0

I have a problem with the Simple PHP DOM Parser. I basically have to scrape a catalogue site for the images and their titles.

The site is have to scrape is http://pinesite.com.

I have come up with the following code to do it (this will be called via AJAX):

<?php
include ('simple_html_dom.php');
$function = $_GET['function'];
switch($function) {
  case 'subcat':
    $maincat = $_GET['cat'];
    $url = "http://www.pinesite.com/meubelen/index.php?".$maincat."&lang=de";
    $html = file_get_html($url);
    $data = $html->find('.box_166_content .act_path li a');
    $output ="";
    foreach ($data as $subcat) {
      $title = $subcat->plaintext;
      $href = $subcat->href;
      $link['title'] = $title;
      $link['href'] =substr($href,10);
      $output[] = $link;
    }
    echo json_encode($output);
    $html->clear();
    unset($html);
    unset($url);
    break;

  case 'images':
    $subcat = $_GET['subcat'];
    $url = "http://www.pinesite.com/meubelen/index.php?".$subcat;
    $html = file_get_html($url);
    $iframe = $html->find('#the_iframe',0);
    $url2 = $iframe->src;
    $html->clear(); 
    unset($html);

    $html2 = file_get_html("http://www.pinesite.com/meubelen/".$url2);
    $titles = $html2->find('p');
    $images = $html2->find('img');
    $output='';
    $i=0;
    foreach ($images as $image) {
      $item['title'] = $titles[$i]->plaintext;
      $item['thumb'] = $image->src;
      $item['image'] = str_replace('thumb_','',$image->src);
      $output[] = $item;
      $i++;
    }
    echo json_encode($output);
    break;
}
?>

So that's the "functions" file, the part that doesn't work is the last case.

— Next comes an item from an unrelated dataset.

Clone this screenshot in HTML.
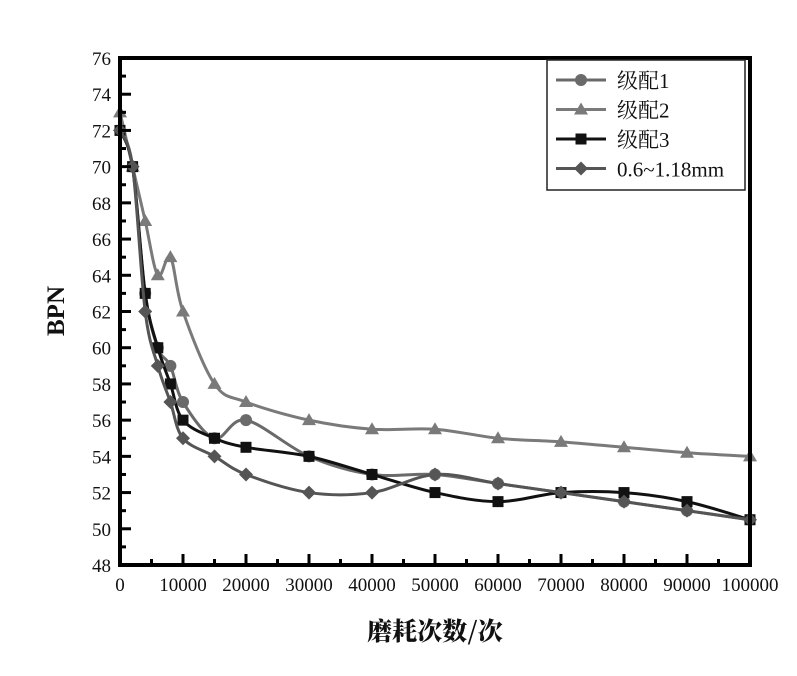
<!DOCTYPE html>
<html><head><meta charset="utf-8"><style>
body{margin:0;background:#fff;}
svg text{font-family:"Liberation Serif","Noto Serif CJK SC",serif;fill:#111;}
</style></head><body>
<svg id="s" width="797" height="671" xmlns="http://www.w3.org/2000/svg">
<rect width="797" height="671" fill="#fff"/>
<g id="plot"></g>
<rect x="120" y="58" width="630" height="507" fill="none" stroke="#000" stroke-width="4"/>
<g id="ticks"></g>
<rect x="547" y="60" width="198" height="130" fill="#fff" stroke="#222" stroke-width="1.5"/>
<g id="leg"></g>
<text x="64" y="311" font-size="25" font-weight="bold" text-anchor="middle" transform="rotate(-90 64 311)">BPN</text>
<text x="435" y="640" font-size="25" font-weight="900" text-anchor="middle" style="font-family:'Noto Serif CJK SC','Liberation Serif',serif">磨耗次数/次</text>
</svg>
<script>
const NS="http://www.w3.org/2000/svg";
const X=v=>120+v*0.0063, Y=v=>565-(v-48)*507/28;
function el(t,a,p){const e=document.createElementNS(NS,t);for(const k in a)e.setAttribute(k,a[k]);p.appendChild(e);return e;}
const tk=document.getElementById('ticks');
for(let v=48;v<=76;v+=2){el('line',{x1:120,x2:131,y1:Y(v),y2:Y(v),stroke:'#000','stroke-width':3},tk);
 if(v<76)el('line',{x1:120,x2:126,y1:Y(v+1),y2:Y(v+1),stroke:'#000','stroke-width':3},tk);
 const t=el('text',{x:111,y:Y(v)+7,'font-size':19,'text-anchor':'end'},tk);t.textContent=v;}
for(let v=0;v<=100000;v+=10000){el('line',{x1:X(v),x2:X(v),y1:565,y2:554,stroke:'#000','stroke-width':3},tk);
 if(v<100000)el('line',{x1:X(v+5000),x2:X(v+5000),y1:565,y2:559,stroke:'#000','stroke-width':3},tk);
 const t=el('text',{x:X(v),y:591,'font-size':19,'text-anchor':'middle'},tk);t.textContent=v;}
const xs=[0,2000,4000,6000,8000,10000,15000,20000,30000,40000,50000,60000,70000,80000,90000,100000];
const S=[
{c:'#6a6a6a',m:'c',d:[72,70,63,60,59,57,55,56,54,53,53,52.5,52,51.5,51,50.5]},
{c:'#7a7a7a',m:'t',d:[73,70,67,64,65,62,58,57,56,55.5,55.5,55,54.8,54.5,54.2,54]},
{c:'#111',m:'s',d:[72,70,63,60,58,56,55,54.5,54,53,52,51.5,52,52,51.5,50.5]},
{c:'#555',m:'d',d:[72,70,62,59,57,55,54,53,52,52,53,52.5,52,51.5,51,50.5]}];
function path(p){let d=`M${p[0][0]},${p[0][1]}`;for(let i=0;i<p.length-1;i++){const a=p[Math.max(0,i-1)],b=p[i],c=p[i+1],e=p[Math.min(p.length-1,i+2)];
d+=`C${b[0]+(c[0]-a[0])/6},${b[1]+(c[1]-a[1])/6} ${c[0]-(e[0]-b[0])/6},${c[1]-(e[1]-b[1])/6} ${c[0]},${c[1]}`;}return d;}
function mk(m,x,y,c,g){if(m=='c')el('circle',{cx:x,cy:y,r:6,fill:c},g);
else if(m=='t')el('polygon',{points:`${x},${y-7} ${x+7},${y+5} ${x-7},${y+5}`,fill:c},g);
else if(m=='s')el('rect',{x:x-5.5,y:y-5.5,width:11,height:11,fill:c},g);
else el('polygon',{points:`${x},${y-7} ${x+7},${y} ${x},${y+7} ${x-7},${y}`,fill:c},g);}
const g=document.getElementById('plot');
S.forEach(s=>{const p=xs.map((x,i)=>[X(x),Y(s.d[i])]);el('path',{d:path(p),fill:'none',stroke:s.c,'stroke-width':3},g);p.forEach(q=>mk(s.m,q[0],q[1],s.c,g));});
const lg=document.getElementById('leg'),names=['级配1','级配2','级配3','0.6~1.18mm'];
S.forEach((s,i)=>{const y=80+i*29.5;el('line',{x1:556,x2:606,y1:y,y2:y,stroke:s.c,'stroke-width':3},lg);mk(s.m,581,y,s.c,lg);
const t=el('text',{x:617,y:y+8,'font-size':21},lg);t.textContent=names[i];});
</script>
</body></html>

I don't know what wrong here, so I tested it (the last case) in a separate file (I put the URL that it gets from the iFrame (that part does work):

<?php
include_once "simple_html_dom.php";

$fullurl = "http://www.pinesite.com/meubelen/prog/browse.php?taal=nl&groep=18&subgroep=26";

$html = file_get_html($fullurl);
$titles = $html->find('p');
$images = $html->find('img');
$output='';
$i=0;
foreach ($images as $image) {
  $item['title'] = $titles[$i]->plaintext;
  $item['thumb'] = $image->src;
  $item['image'] = str_replace('thumb_','',$image->src);
  $output[] =$item;
  $i++;
}
echo json_encode($output);
?>

Like I said the first part should return the same as the second (if you add ?function=images&subcat=dichte-kast) but it doesn't. I'm guessing it is because I use the parser multiple times.

Does anybody have a suggestion for me?

vcsjones
  • 138,677
  • 31
  • 291
  • 286
Tobias Timpe
  • 720
  • 2
  • 13
  • 27
  • Nowhere have you actually checked if the url retrieval worked. Does `$url2` actually have a valid url in it? does `$html2` have some page contents? Your script utterly depends on the server's network connection being stable and the remote site being available, with no margin for ANY error. – Marc B Nov 15 '11 at 15:26
  • I know :), this is just a test of the scraping, I will fix all that before it goes live. – Tobias Timpe Nov 15 '11 at 18:30

2 Answers2

1

The problem lies in the fact that your $url2 variable contains html entities and when you concat it to the root url the result is not a valid url. Therefore, the file_get_html() function will not retrieve the url (and thus the data) you expect, but something different.

A quick solution to your problem is html_entity_decode(), but you might want to read up on debugging too. It can be as easy as applying var_dump(); to every variable you're using and see where the output is different from the output you expect.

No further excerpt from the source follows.